Brazil, known today for its samba rhythms, football passion, and the captivating allure of its landscapes, has a history as rich and colorful as its present. From its ancient Indigenous civilizations to its rapid modern-day developments, Brazil’s past is a compelling tale of resilience, diversity, and transformation.

Ancient Beginnings: The Indigenous Peoples

Long before the Portuguese set foot on Brazilian soil, the region was home to diverse Indigenous tribes. From the Tupi-Guaraní in the coastal regions to the Ge-speaking tribes in the interior, Brazil had a rich tapestry of cultures, languages, and traditions. These Indigenous groups were skilled in agriculture, fishing, and hunting, cultivating crops like cassava and practicing elaborate rituals.

Portuguese Exploration and Colonization: 1500s

In 1500, Pedro Álvares Cabral, a Portuguese explorer, arrived on Brazil’s shores, marking the beginning of over three centuries of colonial rule. Initially attracted by Brazilwood, the Portuguese soon established settlements, gradually expanding their territories. The 16th century saw the introduction of sugarcane plantations, which became the backbone of Brazil’s economy. African slaves were brought in large numbers to work on these plantations, laying the foundation for Brazil’s diverse racial mosaic.

The Brazilian emperor arrives in Pernambuco. Ferat L’illustration journal Universel, Paris 1860

Gold, Coffee, and Expanding Frontiers: 1700s – 1800s

The 18th century ushered in the gold rush in Brazil, especially in the regions of Minas Gerais. This drew people from the coast to the interior, leading to the establishment of towns and expanding Brazil’s territorial claims.

By the 19th century, coffee had replaced sugar as Brazil’s primary export.

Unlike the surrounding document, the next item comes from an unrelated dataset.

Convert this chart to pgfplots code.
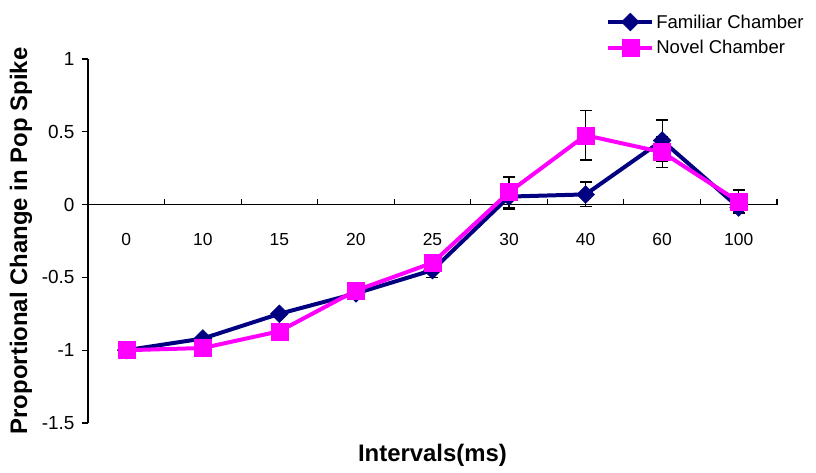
\documentclass[border=0pt]{standalone}
\usepackage{pgfplots}
\pgfplotsset{compat=1.18}
\usepackage{fontspec}
\setmainfont{Liberation Sans}
\definecolor{famblue}{RGB}{0,0,128}
\definecolor{novmag}{RGB}{255,0,255}
\begin{document}
\begin{tikzpicture}
\path[use as bounding box] (-88bp,-50bp) rectangle (728bp,423bp);
\begin{axis}[
  at={(0,0)}, anchor=south west,
  scale only axis, width=689bp, height=364bp,
  xmin=-0.5, xmax=8.5, ymin=-1.5, ymax=1,
  axis x line*=middle, axis y line*=left,
  axis line style={line width=1.2bp, black},
  xtick={0,...,8},
  xticklabels={0,10,15,20,25,30,40,60,100},
  minor xtick={0.5,1.5,...,8.5},
  major x tick style={draw=none},
  minor x tick style={line width=1.2bp, black},
  minor tick length=6bp,
  major tick length=6bp,
  xtick align=inside,
  ytick align=outside,
  ytick={-1.5,-1,-0.5,0,0.5,1},
  yticklabels={-1.5,-1,-0.5,0,0.5,1},
  y tick style={line width=1.2bp, black},
  xticklabel style={font=\fontsize{17.5}{20}\selectfont, anchor=base, yshift=-41bp},
  yticklabel style={font=\fontsize{19}{22}\selectfont, anchor=east, xshift=-4bp},
  xlabel={Intervals(ms)},
  ylabel={Proportional Change in Pop Spike},
  every axis x label/.style={at={(axis description cs:0.5,0)}, anchor=base, yshift=-38bp,
    font=\fontsize{24}{28}\selectfont\bfseries},
  every axis y label/.style={at={(axis description cs:-0.0885,0.5)}, anchor=base, rotate=90,
    font=\fontsize{24}{28}\selectfont\bfseries},
  legend style={at={(axis description cs:0.752,1.128)}, anchor=north west, draw=none, fill=none,
    font=\fontsize{18.6}{22}\selectfont, row sep=7bp, inner sep=0pt,
    nodes={inner sep=2bp}},
  legend cell align=left,
  legend image code/.code={
    \draw[mark repeat=2,mark phase=2,#1] plot coordinates {(0bp,0bp) (22bp,0bp) (44bp,0bp)};
  },
  clip=false,
]
\addplot[color=famblue, line width=4bp, mark=square*, mark size=6.3bp,
  mark options={rotate=45, fill=famblue, line width=0.5bp},
  error bars/.cd, y dir=both, y explicit,
  error bar style={black, line width=1.3bp},
  error mark options={rotate=90, mark size=6bp, black, line width=1.3bp}]
coordinates {
(0,-1.0) +- (0,0.0)
(1,-0.92) +- (0,0.0)
(2,-0.75) +- (0,0.0)
(3,-0.61) +- (0,0.0)
(4,-0.45) +- (0,0.05)
(5,0.055) +- (0,0.085)
(6,0.07) +- (0,0.085)
(7,0.44) +- (0,0.14)
(8,-0.02) +- (0,0.035)
};
\addlegendentry{Familiar Chamber}
\addplot[color=novmag, line width=4bp, mark=square*, mark size=8.5bp,
  mark options={fill=novmag, line width=0.5bp},
  error bars/.cd, y dir=both, y explicit,
  error bar style={black, line width=1.3bp},
  error mark options={rotate=90, mark size=6bp, black, line width=1.3bp}]
coordinates {
(0,-1.0) +- (0,0.0)
(1,-0.985) +- (0,0.0)
(2,-0.87) +- (0,0.0)
(3,-0.59) +- (0,0.0)
(4,-0.40) +- (0,0.0)
(5,0.085) +- (0,0.105)
(6,0.476) +- (0,0.17)
(7,0.36) +- (0,0.105)
(8,0.02) +- (0,0.08)
};
\addlegendentry{Novel Chamber}
\end{axis}
\end{tikzpicture}
\end{document}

The coffee barons, based primarily in São Paulo, wielded significant influence in the country’s politics and economy.

Independence and Empire: 1822 – 1889

Brazil’s journey towards independence was relatively peaceful. In 1822, Pedro I, the son of the King of Portugal, declared Brazil’s independence. What followed was the establishment of the Brazilian Empire, which lasted until 1889. This period saw significant developments, including the abolition of slavery in 1888.

Republic, Dictatorship, and Democracy: 20th Century

The early 20th century marked the onset of the Brazilian Republic. However, Brazil faced several challenges, from political instability to economic struggles. The mid-20th century witnessed the era of the military dictatorship, which lasted from 1964 to 1985. This period was marked by censorship, political repression, but also rapid industrialization.

The late 20th century heralded a return to democracy, and Brazil began solidifying its position on the global stage.

Modern Brazil: 21st Century

Today, Brazil is South America’s largest economy and a key player in global geopolitics. The country continues to face challenges, from environmental concerns surrounding the Amazon rainforest to socio-economic disparities. However, with global events like the 2014 FIFA World Cup and the 2016 Rio Olympics, Brazil showcases its cultural vibrancy and potential for the future.


Brazil’s history is a reflection of its diverse population, vast landscapes, and spirited resilience. From ancient civilizations to modern metropolises, Brazil stands as a testament to humanity’s ability to adapt, evolve, and thrive.